DATA SECTION:
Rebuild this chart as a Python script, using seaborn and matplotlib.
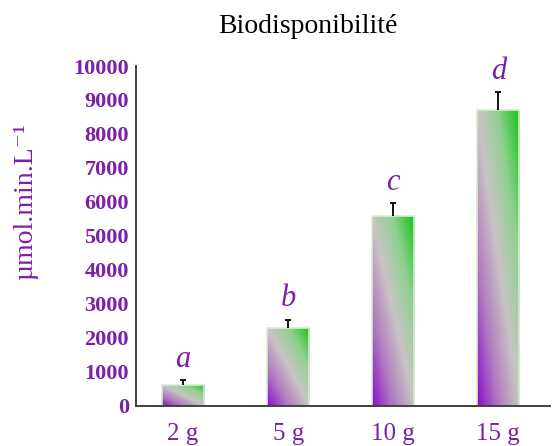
import numpy as np
import pandas as pd
import matplotlib
matplotlib.use("Agg")
import matplotlib.pyplot as plt
from matplotlib.colors import LinearSegmentedColormap
import seaborn as sns

categories = ["2 g", "5 g", "10 g", "15 g"]
values = [620, 2300, 5590, 8700]
errors = [150, 240, 380, 530]
letters = ["a", "b", "c", "d"]
yticks = [0, 1000, 2000, 3000, 4000, 5000, 6000, 7000, 8000, 9000, 10000]

df = pd.DataFrame({"dose": categories, "val": values})

sns.set_theme(style="white")
plt.rcParams["font.family"] = ["Liberation Serif", "DejaVu Serif"]

purple = "#7d1fa8"
fig = plt.figure(figsize=(5.52, 4.46), dpi=100)
ax = fig.add_axes([0.246, 0.09, 0.75, 0.762])

sns.barplot(data=df, x="dose", y="val", ax=ax, width=0.4, color="white",
            edgecolor="#d8ecd0", linewidth=1.2, errorbar=None)

cmap = LinearSegmentedColormap.from_list(
    "pg", ["#8a0fc8", "#b07cc0", "#c8c4c4", "#8ed08e", "#16c316"])
u = np.linspace(0, 1, 60)
U, V = np.meshgrid(u, u)
grad = (U + V) / 2.0
for p in ax.patches:
    x0, y0 = p.get_x(), p.get_y()
    w, h = p.get_width(), p.get_height()
    im = ax.imshow(grad, cmap=cmap, origin="lower", aspect="auto",
                   extent=[x0, x0 + w, y0, y0 + h], zorder=p.get_zorder() + 0.1,
                   interpolation="bilinear")
    im.set_clip_path(p)
    p.set_zorder(p.get_zorder() + 0.2)
    p.set_facecolor("none")

xs = np.arange(len(categories))
tops = np.array(values) + np.array(errors)
ax.vlines(xs, values, tops, color="black", linewidth=1.3, zorder=5)
ax.hlines(tops, xs - 0.03, xs + 0.03, color="black", linewidth=1.3, zorder=5)
for x, t, l in zip(xs, tops, letters):
    ax.text(x, t + 180, l, ha="center", va="bottom", fontsize=22,
            style="italic", color=purple)

ax.set_xlim(-0.45, 3.49)
ax.set_ylim(0, 10000)
ax.set_yticks(yticks)
ax.set_yticklabels([str(t) for t in yticks], color=purple, fontsize=16, fontweight="bold")
ax.set_xticks(xs)
ax.set_xticklabels(categories, color=purple, fontsize=18)
ax.set_xticks([0.5, 1.5, 2.5], minor=True)
ax.tick_params(axis="x", which="major", length=0, pad=12)
ax.tick_params(axis="x", which="minor", length=4, width=1.2, color="#333333", direction="out")
ax.tick_params(axis="y", length=4, width=1, color="#333333", direction="out", pad=1)
for s in ["top", "right"]:
    ax.spines[s].set_visible(False)
for s in ["left", "bottom"]:
    ax.spines[s].set_color("#333333")
    ax.spines[s].set_linewidth(1.3)
ax.set_xlabel("")
ax.set_ylabel("µmol.min.L⁻¹", color=purple, fontsize=20)
ax.yaxis.set_label_coords(-0.235, 0.6)
fig.text(0.558, 0.94, "Biodisponibilité", ha="center", va="center", fontsize=20, color="black")

fig.savefig("out.png", dpi=100)
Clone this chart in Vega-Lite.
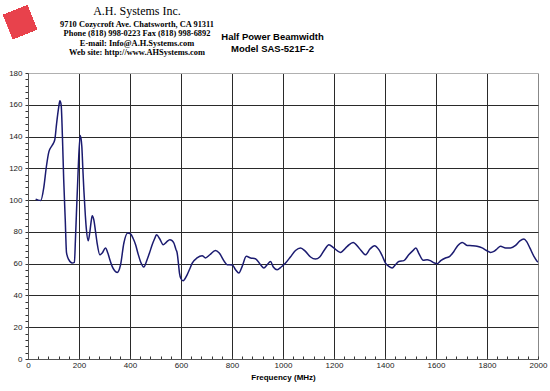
{
  "$schema": "https://vega.github.io/schema/vega-lite/v6.json",
  "autosize": "none",
  "width": 510,
  "height": 286,
  "padding": {"left": 28, "top": 73, "right": 12, "bottom": 32},
  "background": "white",
  "config": {
    "view": {"stroke": null},
    "font": "Liberation Sans"
  },
  "title": {
    "text": "A.H. Systems Inc.",
    "subtitle": [
      "9710 Cozycroft Ave. Chatsworth, CA 91311",
      "Phone (818) 998-0223 Fax (818) 998-6892",
      "E-mail:  Info@A.H.Systems.com",
      "Web site:  http://www.AHSystems.com"
    ],
    "anchor": "start",
    "frame": "group",
    "align": "center",
    "dx": 109,
    "dy": 66,
    "offset": 14,
    "font": "Liberation Serif",
    "fontSize": 12,
    "fontWeight": "normal",
    "color": "#000000",
    "subtitleFont": "Liberation Serif",
    "subtitleFontSize": 8.4,
    "subtitleFontWeight": "bold",
    "subtitleColor": "#000000",
    "subtitleLineHeight": 9.5,
    "subtitlePadding": 2
  },
  "data": {
    "values": [
      {"freq": 30, "bw": 100.5}, {"freq": 40, "bw": 100}, {"freq": 50, "bw": 99.8},
      {"freq": 62, "bw": 108}, {"freq": 72, "bw": 121}, {"freq": 82, "bw": 130.5},
      {"freq": 95, "bw": 134.5}, {"freq": 105, "bw": 138}, {"freq": 112, "bw": 148},
      {"freq": 120, "bw": 158}, {"freq": 125, "bw": 162.5}, {"freq": 130, "bw": 160},
      {"freq": 135, "bw": 140}, {"freq": 140, "bw": 113}, {"freq": 146, "bw": 88},
      {"freq": 151, "bw": 67}, {"freq": 160, "bw": 62.5}, {"freq": 173, "bw": 60.4},
      {"freq": 182, "bw": 60.8}, {"freq": 186, "bw": 75}, {"freq": 190, "bw": 92},
      {"freq": 195, "bw": 112}, {"freq": 199, "bw": 127.5}, {"freq": 205, "bw": 140.7},
      {"freq": 211, "bw": 134}, {"freq": 215, "bw": 120}, {"freq": 219, "bw": 106.5},
      {"freq": 225, "bw": 90}, {"freq": 229, "bw": 81.5}, {"freq": 236, "bw": 74.4},
      {"freq": 242, "bw": 79.3}, {"freq": 248, "bw": 87}, {"freq": 252, "bw": 90.2},
      {"freq": 258, "bw": 87.7}, {"freq": 265, "bw": 80}, {"freq": 271, "bw": 73},
      {"freq": 282, "bw": 65.6}, {"freq": 291, "bw": 66.7}, {"freq": 304, "bw": 69.9},
      {"freq": 313, "bw": 66.7}, {"freq": 322, "bw": 62}, {"freq": 330, "bw": 58.3},
      {"freq": 340, "bw": 55.5}, {"freq": 350, "bw": 54.5}, {"freq": 363, "bw": 59.3},
      {"freq": 376, "bw": 73}, {"freq": 391, "bw": 79.3}, {"freq": 402, "bw": 78.7},
      {"freq": 412, "bw": 76}, {"freq": 422, "bw": 71.9}, {"freq": 432, "bw": 66},
      {"freq": 441, "bw": 61.4}, {"freq": 454, "bw": 57.9}, {"freq": 467, "bw": 62.5},
      {"freq": 477, "bw": 67}, {"freq": 487, "bw": 71.9}, {"freq": 496, "bw": 75.5},
      {"freq": 504, "bw": 78.2}, {"freq": 517, "bw": 75.5}, {"freq": 530, "bw": 71.9},
      {"freq": 543, "bw": 73.6}, {"freq": 556, "bw": 75.1}, {"freq": 565, "bw": 74.5},
      {"freq": 572, "bw": 73}, {"freq": 580, "bw": 69}, {"freq": 585, "bw": 66.7},
      {"freq": 590, "bw": 60}, {"freq": 594, "bw": 54.1}, {"freq": 600, "bw": 50.5},
      {"freq": 608, "bw": 49.3}, {"freq": 624, "bw": 53}, {"freq": 635, "bw": 57},
      {"freq": 644, "bw": 60.4}, {"freq": 663, "bw": 63.6}, {"freq": 683, "bw": 65},
      {"freq": 696, "bw": 63.6}, {"freq": 713, "bw": 65.6}, {"freq": 735, "bw": 68.3},
      {"freq": 750, "bw": 66.7}, {"freq": 770, "bw": 61.4}, {"freq": 781, "bw": 59.3},
      {"freq": 801, "bw": 59.2}, {"freq": 814, "bw": 56.2}, {"freq": 827, "bw": 54.1},
      {"freq": 840, "bw": 58.3}, {"freq": 856, "bw": 64.6}, {"freq": 873, "bw": 63.6},
      {"freq": 892, "bw": 63.1}, {"freq": 912, "bw": 59.3}, {"freq": 925, "bw": 57.3},
      {"freq": 938, "bw": 59.3}, {"freq": 951, "bw": 61.4}, {"freq": 962, "bw": 57.9},
      {"freq": 977, "bw": 56.2}, {"freq": 993, "bw": 57.9}, {"freq": 1010, "bw": 60.4},
      {"freq": 1029, "bw": 64.2}, {"freq": 1049, "bw": 68.3}, {"freq": 1069, "bw": 69.9},
      {"freq": 1088, "bw": 67.7}, {"freq": 1108, "bw": 64.2}, {"freq": 1127, "bw": 62.9},
      {"freq": 1144, "bw": 64.2}, {"freq": 1163, "bw": 68.8}, {"freq": 1180, "bw": 71.9},
      {"freq": 1199, "bw": 69.9}, {"freq": 1225, "bw": 67.1}, {"freq": 1252, "bw": 70.9},
      {"freq": 1275, "bw": 73.4}, {"freq": 1298, "bw": 69.9}, {"freq": 1324, "bw": 65.6},
      {"freq": 1341, "bw": 69.2}, {"freq": 1359, "bw": 71.3}, {"freq": 1376, "bw": 68.8},
      {"freq": 1389, "bw": 65}, {"freq": 1402, "bw": 60.4}, {"freq": 1415, "bw": 58.3},
      {"freq": 1428, "bw": 57.3}, {"freq": 1441, "bw": 59.3}, {"freq": 1454, "bw": 61.4},
      {"freq": 1474, "bw": 61.9}, {"freq": 1493, "bw": 65.6}, {"freq": 1510, "bw": 68.3},
      {"freq": 1521, "bw": 69.9}, {"freq": 1532, "bw": 66.7}, {"freq": 1550, "bw": 62.1},
      {"freq": 1565, "bw": 62.5}, {"freq": 1578, "bw": 61.9}, {"freq": 1594, "bw": 60.4},
      {"freq": 1605, "bw": 60}, {"freq": 1620, "bw": 62.1}, {"freq": 1637, "bw": 63.6},
      {"freq": 1654, "bw": 64.6}, {"freq": 1670, "bw": 67.7}, {"freq": 1685, "bw": 71.3},
      {"freq": 1703, "bw": 73.4}, {"freq": 1722, "bw": 71.5}, {"freq": 1742, "bw": 71.3},
      {"freq": 1761, "bw": 70.9}, {"freq": 1781, "bw": 69.9}, {"freq": 1798, "bw": 68.3},
      {"freq": 1814, "bw": 67.1}, {"freq": 1827, "bw": 67.7}, {"freq": 1840, "bw": 69.4},
      {"freq": 1853, "bw": 70.9}, {"freq": 1873, "bw": 69.9}, {"freq": 1892, "bw": 69.9},
      {"freq": 1912, "bw": 71.5}, {"freq": 1929, "bw": 74.4}, {"freq": 1945, "bw": 75.5},
      {"freq": 1955, "bw": 74}, {"freq": 1968, "bw": 69.9}, {"freq": 1984, "bw": 64.6},
      {"freq": 1997, "bw": 61.4}, {"freq": 2000, "bw": 61}
    ]
  },
  "layer": [
    {
      "mark": {"type": "line", "color": "#1b1b70", "strokeWidth": 1.5, "interpolate": "monotone", "clip": true},
      "encoding": {
        "x": {
          "field": "freq",
          "type": "quantitative",
          "scale": {"domain": [0, 2000], "nice": false, "zero": true},
          "axis": {
            "title": "Frequency (MHz)",
            "titleFont": "Liberation Sans",
            "titleFontSize": 8,
            "titleFontWeight": "bold",
            "titleColor": "#000000",
            "titlePadding": 4,
            "tickCount": 500,
            "values": [0, 40, 80, 120, 160, 200, 240, 280, 320, 360, 400, 440, 480, 520, 560, 600, 640, 680, 720, 760, 800, 840, 880, 920, 960, 1000, 1040, 1080, 1120, 1160, 1200, 1240, 1280, 1320, 1360, 1400, 1440, 1480, 1520, 1560, 1600, 1640, 1680, 1720, 1760, 1800, 1840, 1880, 1920, 1960, 2000],
            "labelExpr": "datum.value % 200 === 0 ? datum.label : ''",
            "labelFont": "Liberation Sans",
            "labelFontSize": 8,
            "labelColor": "#222222",
            "labelPadding": 5,
            "labelFlush": false,
            "labelOverlap": false,
            "format": "d",
            "domainColor": "#555555",
            "domainWidth": 1,
            "tickColor": "#333333",
            "tickSize": -3,
            "tickWidth": 1,
            "grid": true,
            "gridColor": {"condition": {"test": "datum.value === 2000", "value": "#888888"}, "value": "#2a2a2a"},
            "gridOpacity": {"condition": {"test": "datum.value % 200 === 0", "value": 1}, "value": 0},
            "gridWidth": 1
          }
        },
        "y": {
          "field": "bw",
          "type": "quantitative",
          "scale": {"domain": [0, 180], "nice": false},
          "axis": {
            "title": ["Half Power Beamwidth", "Model SAS-521F-2"],
            "titleAngle": 0,
            "titleX": 244,
            "titleY": -42,
            "titleAlign": "center",
            "titleBaseline": "top",
            "titleFont": "Liberation Sans",
            "titleFontSize": 9.5,
            "titleFontWeight": "bold",
            "titleColor": "#000000",
            "titleLineHeight": 12,
            "tickCount": 500,
            "values": [0, 4, 8, 12, 16, 20, 24, 28, 32, 36, 40, 44, 48, 52, 56, 60, 64, 68, 72, 76, 80, 84, 88, 92, 96, 100, 104, 108, 112, 116, 120, 124, 128, 132, 136, 140, 144, 148, 152, 156, 160, 164, 168, 172, 176, 180],
            "labelExpr": "datum.value % 20 === 0 ? datum.label : ''",
            "format": "d",
            "labelFont": "Liberation Sans",
            "labelFontSize": 8,
            "labelColor": "#222222",
            "labelPadding": 3,
            "labelFlush": false,
            "labelOverlap": false,
            "domainColor": "#555555",
            "domainWidth": 1,
            "tickColor": "#333333",
            "tickSize": 3,
            "tickWidth": 1,
            "grid": true,
            "gridColor": {"condition": {"test": "datum.value === 180", "value": "#b0b0b0"}, "value": "#2a2a2a"},
            "gridOpacity": {"condition": {"test": "datum.value % 20 === 0 && datum.value > 0", "value": 1}, "value": 0},
            "gridWidth": 1
          }
        }
      }
    },
    {
      "mark": {"type": "point", "shape": "square", "filled": true, "size": 650, "angle": -22, "color": "#e8424c", "opacity": 0.85, "clip": false},
      "encoding": {
        "x": {"datum": -31, "type": "quantitative"},
        "y": {"datum": 212, "type": "quantitative"}
      }
    }
  ]
}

REQUIREMENT:
Filter lines by "chart" and return each hit.

ANSWER FOR THIS EXERCISE:
Rebuild this chart as a Python script, using seaborn and matplotlib.
Clone this chart in Vega-Lite.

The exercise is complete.